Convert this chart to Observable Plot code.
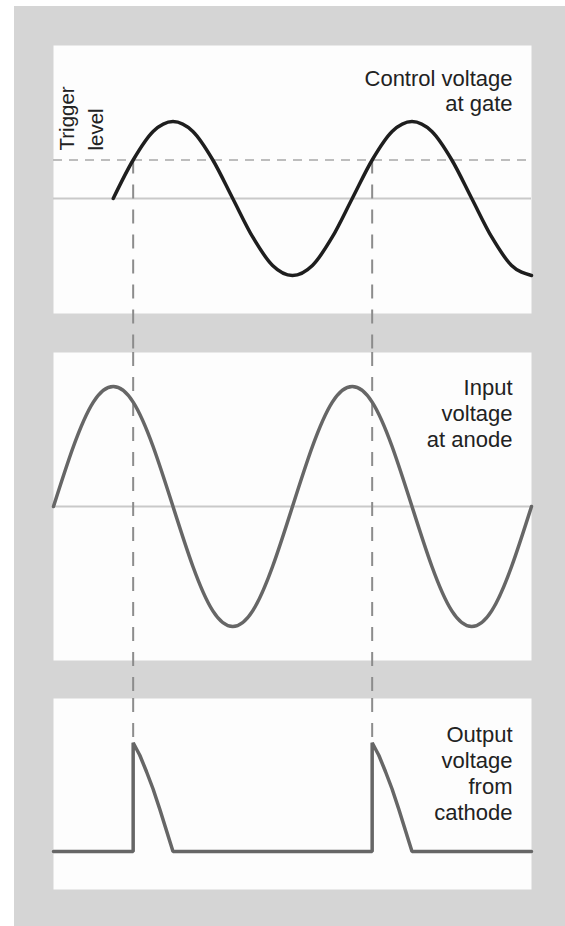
...
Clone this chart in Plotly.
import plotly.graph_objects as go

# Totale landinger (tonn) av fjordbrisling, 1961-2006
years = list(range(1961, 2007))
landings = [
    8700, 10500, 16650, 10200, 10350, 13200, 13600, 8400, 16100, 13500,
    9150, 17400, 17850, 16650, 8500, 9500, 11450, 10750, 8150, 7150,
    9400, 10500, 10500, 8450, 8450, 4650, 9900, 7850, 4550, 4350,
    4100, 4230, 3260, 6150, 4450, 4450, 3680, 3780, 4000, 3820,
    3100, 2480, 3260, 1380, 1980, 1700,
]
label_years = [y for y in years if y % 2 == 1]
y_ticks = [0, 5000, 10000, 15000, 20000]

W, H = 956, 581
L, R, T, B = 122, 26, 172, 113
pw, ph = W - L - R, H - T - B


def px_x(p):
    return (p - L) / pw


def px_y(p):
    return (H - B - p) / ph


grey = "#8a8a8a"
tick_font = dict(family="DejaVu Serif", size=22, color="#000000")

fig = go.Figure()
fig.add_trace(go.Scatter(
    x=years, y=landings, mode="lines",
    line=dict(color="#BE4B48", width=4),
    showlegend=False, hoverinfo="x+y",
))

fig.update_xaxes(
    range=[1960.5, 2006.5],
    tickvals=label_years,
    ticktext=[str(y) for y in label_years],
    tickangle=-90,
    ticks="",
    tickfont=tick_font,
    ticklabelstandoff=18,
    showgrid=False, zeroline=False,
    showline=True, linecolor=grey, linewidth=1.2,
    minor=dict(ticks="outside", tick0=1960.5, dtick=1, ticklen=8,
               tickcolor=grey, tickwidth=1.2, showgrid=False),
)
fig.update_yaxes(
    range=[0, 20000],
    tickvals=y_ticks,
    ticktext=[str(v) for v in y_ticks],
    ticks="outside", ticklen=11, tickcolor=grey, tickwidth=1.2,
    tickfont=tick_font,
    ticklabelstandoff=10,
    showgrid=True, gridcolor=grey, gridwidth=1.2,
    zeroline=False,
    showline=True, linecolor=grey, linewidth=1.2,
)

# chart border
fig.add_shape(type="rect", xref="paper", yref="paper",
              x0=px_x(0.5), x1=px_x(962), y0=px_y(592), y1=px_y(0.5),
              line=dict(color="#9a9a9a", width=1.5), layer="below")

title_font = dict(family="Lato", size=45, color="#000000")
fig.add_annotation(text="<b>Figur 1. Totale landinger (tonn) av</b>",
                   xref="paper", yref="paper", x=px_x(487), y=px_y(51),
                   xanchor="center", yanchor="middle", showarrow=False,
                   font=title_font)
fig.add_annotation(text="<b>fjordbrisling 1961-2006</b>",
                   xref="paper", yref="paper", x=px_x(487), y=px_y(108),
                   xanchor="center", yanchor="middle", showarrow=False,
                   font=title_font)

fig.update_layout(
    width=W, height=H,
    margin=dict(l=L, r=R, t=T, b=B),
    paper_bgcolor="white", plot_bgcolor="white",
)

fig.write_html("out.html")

- _Task requirements_
Start with the line that contains "Clone this chart in Plotly." and end with the line that contains "import plotly.graph_objects as go"; give those lines again exactly, and no others.

- _Full answer_
Clone this chart in Plotly.
import plotly.graph_objects as go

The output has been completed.